It always brings a smile to my face when I read an article in a mainstream -- read non-industry specific trade -- publication that picks up on specific Spend Management topics that a general business audience should know about, but often does not. And it makes me even happier when I read one of these pieces and unexpectedly see a friend and expert not only quoted, but featured as the subject matter expert. That's what happened when I opened the virtual pages of this Forbes article which takes a look at the challenges of logistics and supply risk within China. In the piece, AMR's own Mark Hillman is interviewed by a Forbes columnist with a strong perspective on the subject matter as well.
What are some of the more interesting tidbits that I found in the discussion? For one, the cost of China toll roads is one. According to the piece, "One factor that impacts heavily on Chinese logistics is the cost of moving goods through the many road tolls. Trucking a 40-foot container from Beijing to Shanghai can cost as much as $400 in tolls (along toll roads). The alternative is non-toll roads and endless congestion." Another is China's mounting garbage problem: "Part of becoming a major manufacturer and a nation of consumers is the dreadful increase in refuse production. China now produces 190 million tons of trash a year, and that outdistances even the U.S."
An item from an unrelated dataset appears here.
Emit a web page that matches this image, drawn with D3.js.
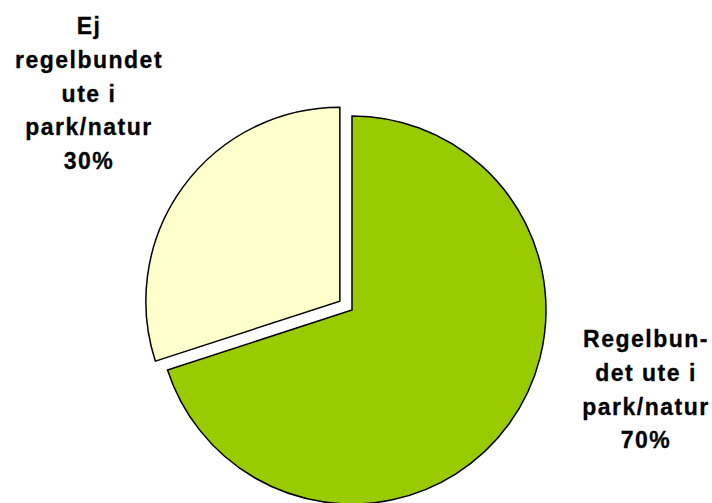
<!DOCTYPE html>
<html><head><meta charset="utf-8">
<script src="https://cdn.jsdelivr.net/npm/d3@7"></script>
<style>
html,body{margin:0;padding:0;background:#fff;overflow:hidden;}
svg{display:block;}
text{font-family:"Liberation Sans",Arial,sans-serif;font-weight:bold;fill:#000;}
</style></head>
<body>
<script>
const categories = ["Regelbundet ute i park/natur", "Ej regelbundet ute i park/natur"];
const values = [70, 30];
const labelLines = [
  ["Regelbun-", "det ute i", "park/natur", "70%"],
  ["Ej", "regelbundet", "ute i", "park/natur", "30%"]
];
const colors = ["#99CC00", "#FFFFCC"];
const exploded = [false, true];

const W = 712, H = 503;
const cx = 352, cy = 310, R = 194, explode = 15;

const svg = d3.select("body").append("svg").attr("width", W).attr("height", H);

const pie = d3.pie().sort(null).value(d => d.value).startAngle(0).endAngle(2 * Math.PI);
const arcs = pie(values.map((v, i) => ({ value: v, i })));
const arc = d3.arc().innerRadius(0).outerRadius(R);

const g = svg.append("g").attr("transform", `translate(${cx},${cy})`);
g.selectAll("path").data(arcs).join("path")
  .attr("d", arc)
  .attr("fill", d => colors[d.data.i])
  .attr("stroke", "#000")
  .attr("stroke-width", 1.5)
  .attr("stroke-linejoin", "miter")
  .attr("transform", d => {
    if (!exploded[d.data.i]) return null;
    const a = (d.startAngle + d.endAngle) / 2;
    return `translate(${explode * Math.sin(a)},${-explode * Math.cos(a)})`;
  });

// label anchor positions (first baseline)
const labelPos = [[89, 34], [646, 347]];
const labelOf = [1, 0];
const lineH = 33.8;
labelLines.forEach((lines, i) => {
  const p = i === 0 ? labelPos[1] : labelPos[0];
  const t = svg.append("text")
    .attr("text-anchor", "middle")
    .attr("font-size", 23)
    .attr("letter-spacing", 1.5)
    .attr("stroke", "#000")
    .attr("stroke-width", 0.3)
    .attr("x", p[0]).attr("y", p[1]);
  lines.forEach((ln, k) => {
    t.append("tspan").attr("x", p[0]).attr("y", p[1] + k * lineH).text(ln);
  });
});
</script>
</body></html>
Later in the interview section of the article, Mark does a good job summing up some of the factors that drive the total cost of doing business in the region: "The major impacts of China sourcing are increases both in lead times and in lead time variability, which often leads to a requirement to stage more inventory at various levels of the supply chain to buffer against that increased variability, and that activity eats away at the cost benefits of the procured supply. One client of ours uses the rule of thumb that 'if the cost difference of a part that I am considering for China sourcing is not at least 30%, I don't even consider it, because the cost benefit will usually be negated by inventory, freight and expediting costs and reduced agility for my supply chain.'" And that's not even quantifying less tangible risk elements such as raw material shortages or price hikes, supplier financial viability issues, or the IP risks of doing business in the region.